A representative of the Parliamentary Assembly of the Organization for Security and Cooperation in Europe (OSCE PA) arrived in Belarus as part of the needs assessment mission of the OSCE Office for Democratic Institutions and Human Rights, BelTA learned from Secretary of the Central Election Commission (CEC) of Belarus Nikolai Lozovik.
Speaking about the meeting of the CEC’s top officials with the ODIHR mission on 15 July, Nikolai Lozovik said: “It was an expanded participation session. Two organizations were represented. The OSCE Parliamentary Assembly was represented by Director of Elections Andreas Baker. The OSCE ODIHR was represented by senior advisor for elections, acting deputy director of the ODIHR Elections Department Tatiana Bogusevich and advisor of the Elections Department Vladimir Misev.”
“They were grateful that the Republic of Belarus had invited a mission to monitor the election. They will surely seize the opportunity,” said Nikolai Lozovik while talking about what had been said during the conversation with representatives of the ODIHR mission.
The official explained that Belarus’ CEC had made the mission familiar with preparations for the election. “It was noted that the work proceeds in accordance with the calendar plan. Now documents are being submitted for the sake of registering initiative groups of potential candidates and territorial commissions are being formed,” said Nikolai Lozovik. He remarked that the CEC encourages subordinate commissions to enable a free, democratic campaign without excessive restrictions and prohibitions. “During the seminars and forthcoming training sessions for members of election commissions we will draw attention to the need to secure respectful and law-abiding relations between all the parties involved in the election process: political parties, candidates, authorized representatives, members of the commissions, and observers,” said Nikolai Lozovik.
The ODIHR mission was interested in the system of election commissions, in particular, the composition of the Central Election Commission, the procedure used to set it up, the number of territorial and precinct election commissions and so on. They paid close attention to recent amendments to election laws. “In particular, they were interested in the formation of funds of candidates, the procedure used to replenish the funds and how spending is overseen,” explained the CEC Secretary. Participants of the mission also asked a number of other questions. In particular, they were interested in whether the norm that requires that representatives of political parties and public associations have to comprise one third of the members of an election commission was observed. “The norm was observed everywhere in Belarus, even in the remotest populated localities in the countryside. If there were no political parties over there, then youth organizations, trade unions, and war veteran organizations were present there,” noted Nikolai Lozovik.
Apart from that, the sides discussed the prohibition of campaigning in favor of boycotting the election.

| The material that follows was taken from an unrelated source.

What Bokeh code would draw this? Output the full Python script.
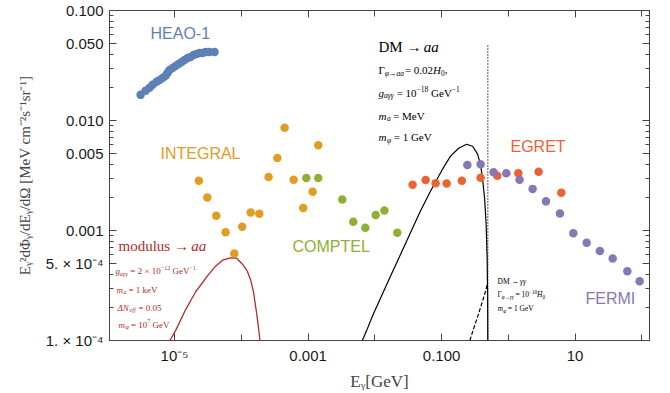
import numpy as np
from bokeh.plotting import figure
from bokeh.models import LogAxis, FixedTicker, Label, Range1d
from bokeh.embed import file_html
from bokeh.resources import INLINE

# ---------------- data ----------------
heao_e = [3.10e-6, 3.68e-6, 4.22e-6, 4.69e-6, 5.38e-6, 5.96e-6, 6.61e-6, 7.33e-6, 7.86e-6, 8.42e-6,
          9.33e-6, 1.035e-5, 1.148e-5, 1.273e-5, 1.411e-5, 1.565e-5, 1.736e-5, 1.925e-5, 2.135e-5,
          2.367e-5, 2.626e-5, 2.911e-5, 3.34e-5, 3.97e-5]
heao_f = [0.0171, 0.0186, 0.0198, 0.0211, 0.0225, 0.0234, 0.0244, 0.0255, 0.0271, 0.0288,
          0.0300, 0.0313, 0.0326, 0.0340, 0.0355, 0.0370, 0.0378, 0.0394, 0.0402, 0.0410,
          0.0410, 0.0419, 0.0419, 0.0419]

integral_e = [2.31e-5, 3.09e-5, 4.22e-5, 5.81e-5, 7.84e-5, 1.03e-4, 1.38e-4, 1.86e-4, 2.56e-4,
              3.46e-4, 4.45e-4, 6.07e-4, 8.47e-4, 1.17e-3, 1.42e-3]
integral_f = [2.84e-3, 2.00e-3, 1.36e-3, 9.66e-4, 6.17e-4, 1.08e-3, 1.46e-3, 1.42e-3, 3.06e-3,
              4.55e-3, 8.59e-3, 2.90e-3, 1.60e-3, 2.25e-3, 5.95e-3]

comptel_e = [9.40e-4, 1.42e-3, 3.25e-3, 4.75e-3, 7.19e-3, 1.03e-2, 1.39e-2, 2.17e-2]
comptel_f = [3.00e-3, 3.00e-3, 1.91e-3, 1.20e-3, 1.06e-3, 1.38e-3, 1.52e-3, 9.53e-4]

egret_e = [3.68e-2, 5.76e-2, 8.13e-2, 0.119, 0.201, 0.384, 0.683, 1.41, 2.84, 6.21]
egret_f = [2.60e-3, 2.88e-3, 2.69e-3, 2.67e-3, 2.84e-3, 3.02e-3, 3.15e-3, 3.31e-3, 3.42e-3, 2.20e-3]

fermi_e = [0.243, 0.384, 0.601, 0.931, 1.47, 2.31, 3.66, 5.92, 9.40, 14.9, 23.5, 36.5, 60.5, 92.5]
fermi_f = [3.93e-3, 4.01e-3, 3.38e-3, 3.31e-3, 2.90e-3, 2.39e-3, 1.84e-3, 1.43e-3, 9.46e-4,
           7.75e-4, 6.51e-4, 5.56e-4, 4.27e-4, 3.45e-4]

modulus_e = [8.50e-6, 1.035e-5, 1.46e-5, 2.06e-5, 3.09e-5, 4.11e-5, 5.24e-5, 6.90e-5, 8.49e-5,
             1.04e-4, 1.23e-4, 1.38e-4, 1.53e-4, 1.69e-4, 1.81e-4, 1.90e-4]
modulus_f = [1.0e-4, 1.23e-4, 1.90e-4, 2.76e-4, 3.85e-4, 4.74e-4, 5.37e-4, 5.65e-4, 5.60e-4,
             4.94e-4, 4.27e-4, 3.55e-4, 2.71e-4, 1.79e-4, 1.31e-4, 1.0e-4]

dm_aa_e = [6.49e-3, 7.52e-3, 9.25e-3, 1.22e-2, 1.72e-2, 2.43e-2, 3.43e-2, 4.84e-2, 6.84e-2, 0.1035,
           0.136, 0.180, 0.237, 0.291, 0.346, 0.384, 0.411, 0.441, 0.464, 0.481, 0.489, 0.492]
dm_aa_f = [1.0e-4, 1.23e-4, 1.68e-4, 2.44e-4, 3.85e-4, 6.08e-4, 9.59e-4, 1.51e-3, 2.29e-3, 3.62e-3,
           4.74e-3, 5.60e-3, 6.08e-3, 5.83e-3, 4.94e-3, 3.93e-3, 2.94e-3, 1.94e-3, 1.16e-3, 5.60e-4,
           2.44e-4, 1.0e-4]

dm_gg_e = [0.265, 0.305, 0.358, 0.411, 0.456, 0.489]
dm_gg_f = [1.0e-4, 1.31e-4, 1.75e-4, 2.29e-4, 2.82e-4, 3.33e-4]

cut_e = [0.492, 0.492]
cut_f = [1.0e-4, 0.048]

x_ticks = [1e-5, 1e-3, 0.1, 10.0]
x_tick_labels = ["10⁻⁵", "0.001", "0.100", "10"]
x_minor = [1e-6, 1e-4, 1e-2, 1.0, 100.0]
y_ticks = [1e-4, 5e-4, 1e-3, 5e-3, 1e-2, 5e-2, 0.1]
y_tick_labels = ["1. × 10⁻⁴", "5. × 10⁻⁴", "0.001", "0.005", "0.010", "0.050", "0.100"]
y_minor = [m * d for d in (1e-4, 1e-3, 1e-2) for m in (2, 3, 4, 6, 7, 8, 9)]

X_LO, X_HI = 1.06e-6, 130.0
Y_LO, Y_HI = 1e-4, 0.1

C_BLUE, C_ORANGE, C_GREEN, C_RED, C_PURPLE = "#5e81b5", "#e19c24", "#8fb032", "#eb6235", "#8778b3"
C_DARKRED = "#b22c2c"

p = figure(width=670, height=393, x_axis_type="log", y_axis_type="log",
           x_range=Range1d(X_LO, X_HI), y_range=Range1d(Y_LO, Y_HI),
           output_backend="svg", toolbar_location=None,
           min_border_left=109, min_border_right=21, min_border_top=10, min_border_bottom=50)
p.xgrid.visible = False
p.ygrid.visible = False
p.outline_line_color = "#444444"
p.background_fill_color = "white"
p.border_fill_color = "white"

# frame coordinates (for placing annotations)
FL, FR, FT, FB = 109, 649, 10, 343


def px_x(px):
    a, b = np.log10(X_LO), np.log10(X_HI)
    return 10 ** (a + (px - FL) / (FR - FL) * (b - a))


def px_y(py):
    a, b = np.log10(Y_LO), np.log10(Y_HI)
    return 10 ** (a + (FB - py) / (FB - FT) * (b - a))


def style_axis(ax, labels=True, minor_len=4):
    ax.major_tick_in = 7
    ax.major_tick_out = 0
    ax.minor_tick_in = minor_len
    ax.minor_tick_out = 0
    ax.axis_line_color = "#444444"
    ax.major_tick_line_color = "#444444"
    ax.minor_tick_line_color = "#444444"
    if labels:
        ax.major_label_text_font = "Liberation Sans"
        ax.major_label_text_font_size = "15px"
        ax.major_label_text_color = "#1a1a1a"
        ax.major_label_standoff = 6
    else:
        ax.major_label_text_font_size = "1px"
        ax.major_label_text_alpha = 0
        ax.major_label_standoff = 0


p.xaxis.ticker = FixedTicker(ticks=x_ticks, minor_ticks=x_minor)
p.yaxis.ticker = FixedTicker(ticks=y_ticks, minor_ticks=y_minor)
p.xaxis.major_label_overrides = dict(zip(x_ticks, x_tick_labels))
p.yaxis.major_label_overrides = dict(zip(y_ticks, y_tick_labels))
style_axis(p.xaxis[0], minor_len=6)
style_axis(p.yaxis[0])

p.xaxis.axis_label = "Eᵧ[GeV]"
p.xaxis.axis_label_text_font = "Liberation Serif"
p.xaxis.axis_label_text_font_style = "normal"
p.xaxis.axis_label_text_font_size = "17px"
p.xaxis.axis_label_standoff = 5
p.yaxis.axis_label = "Eᵧ²dΦᵧ/dEᵧ/dΩ [MeV cm⁻²s⁻¹sr⁻¹]"
p.yaxis.axis_label_text_font = "Liberation Serif"
p.yaxis.axis_label_text_font_style = "normal"
p.yaxis.axis_label_text_font_size = "15px"
p.yaxis.axis_label_standoff = 10

top = LogAxis(ticker=FixedTicker(ticks=x_ticks, minor_ticks=x_minor))
style_axis(top, labels=False, minor_len=6)
p.add_layout(top, "above")
right = LogAxis(ticker=FixedTicker(ticks=y_ticks, minor_ticks=y_minor))
style_axis(right, labels=False)
p.add_layout(right, "right")

# ---------------- curves ----------------
p.line(modulus_e, modulus_f, line_color=C_DARKRED, line_width=1.3)
p.line(dm_aa_e, dm_aa_f, line_color="black", line_width=1.2)
p.line(dm_gg_e, dm_gg_f, line_color="black", line_width=1.2, line_dash="4 2")
p.line(cut_e, cut_f, line_color="black", line_width=1.3, line_dash="1 2")

# ---------------- data points ----------------
for e, f, c in [(heao_e, heao_f, C_BLUE), (integral_e, integral_f, C_ORANGE),
                (comptel_e, comptel_f, C_GREEN), (egret_e, egret_f, C_RED),
                (fermi_e, fermi_f, C_PURPLE)]:
    p.scatter(e, f, size=8.5, fill_color=c, line_color=None)

# ---------------- annotations ----------------
for txt, px, py, c in [("HEAO-1", 150, 33, C_BLUE), ("INTEGRAL", 160, 154, C_ORANGE),
                       ("COMPTEL", 292, 248, C_GREEN), ("EGRET", 510, 147, C_RED),
                       ("FERMI", 585, 301, C_PURPLE)]:
    p.add_layout(Label(x=px_x(px), y=px_y(py), text=txt, text_font="Liberation Sans",
                       text_font_size="16px", text_color=c, text_baseline="middle",
                       text_align="left"))

WIDTH = {' ': 250, 'a': 444, 'e': 444, 'f': 333, 'g': 500, 'k': 500, 'm': 778, '=': 564,
         '×': 564, '.': 250, ',': 250, 'G': 722, 'V': 722, 'M': 889, 'D': 722, 'H': 722,
         'N': 722, 'Γ': 578, 'Δ': 612, 'φ': 521, 'γ': 440, '→': 900, '−': 564, 'd': 500,
         'u': 500, 'l': 278, 'o': 500, 's': 389}


def rich(px, py, parts, size, color):
    x = px
    for txt, kind in parts:
        small = kind in ("b", "bi", "p")
        fs = size * 0.68 if small else size
        dy = size * 0.28 if kind in ("b", "bi") else (-size * 0.38 if kind == "p" else 0)
        lead = len(txt) - len(txt.lstrip(" "))
        x += lead * WIDTH[' '] / 1000 * fs
        t = txt.strip(" ")
        p.add_layout(Label(x=px_x(x), y=px_y(py + dy), text=t, text_font="Liberation Serif",
                           text_font_size=f"{fs:.1f}px", text_color=color,
                           text_font_style="italic" if kind in ("i", "bi") else "normal",
                           text_baseline="middle", text_align="left"))
        x += sum(WIDTH.get(ch, 500) for ch in txt.lstrip(" ")) / 1000 * fs


# DM -> aa block
rich(378, 47, [("DM → ", "n"), ("aa", "i")], 15, "black")
rich(378, 70, [("Γ", "n"), ("φ→aa", "bi"), (" = 0.02", "n"), ("H", "i"), ("0", "b"), (",", "n")], 11, "black")
rich(378, 93, [("g", "i"), ("aγγ", "bi"), (" = 10", "n"), ("−18", "p"), (" GeV", "n"), ("−1", "p")], 11, "black")
rich(378, 116, [("m", "i"), ("a", "bi"), (" = MeV", "n")], 11, "black")
rich(378, 138, [("m", "i"), ("φ", "bi"), (" = 1 GeV", "n")], 11, "black")

# DM -> gamma gamma block
rich(497, 283, [("DM → ", "n"), ("γγ", "i")], 7.5, "black")
rich(497, 297, [("Γ", "n"), ("φ→γγ", "bi"), (" = 10", "n"), ("−10", "p"), ("H", "i"), ("0", "b")], 7.5, "black")
rich(497, 311, [("m", "i"), ("φ", "bi"), (" = 1 GeV", "n")], 7.5, "black")

# modulus block
rich(118, 248, [("modulus → ", "n"), ("aa", "i")], 15, C_DARKRED)
rich(115, 273, [("g", "i"), ("aγγ", "bi"), (" = 2 × 10", "n"), ("−12", "p"), (" GeV", "n"), ("−1", "p")], 9, C_DARKRED)
rich(116, 292, [("m", "i"), ("a", "bi"), (" = 1 keV", "n")], 9, C_DARKRED)
rich(117, 310, [("ΔN", "i"), ("eff", "bi"), (" = 0.05", "n")], 9, C_DARKRED)
rich(118, 327, [("m", "i"), ("φ", "bi"), (" = 10", "n"), ("7", "p"), (" GeV", "n")], 9, C_DARKRED)

open("out.html", "w").write(file_html(p, INLINE))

Nikolai Lozovik reminded representatives of the mission that Belarus had acceded to the CIS convention on standards of democratic elections, voting rights and freedoms. “The convention prohibits boycotting an election. The prohibition applies not only to speeches made by candidates but to all citizens of the country. If the state spends a lot of money organizing and preparing an election, then citizens are forbidden to campaign for the sake of disrupting this most important event,” said Nikolai Lozovik.
BelTA reported earlier that an OSCE ODIHR needs assessment mission will stay in Belarus on 15-17 July. Plans have been made to arrange meetings with representatives of government agencies and the civil society, the main political parties, mass media, non-governmental organizations, and probable presidential candidates.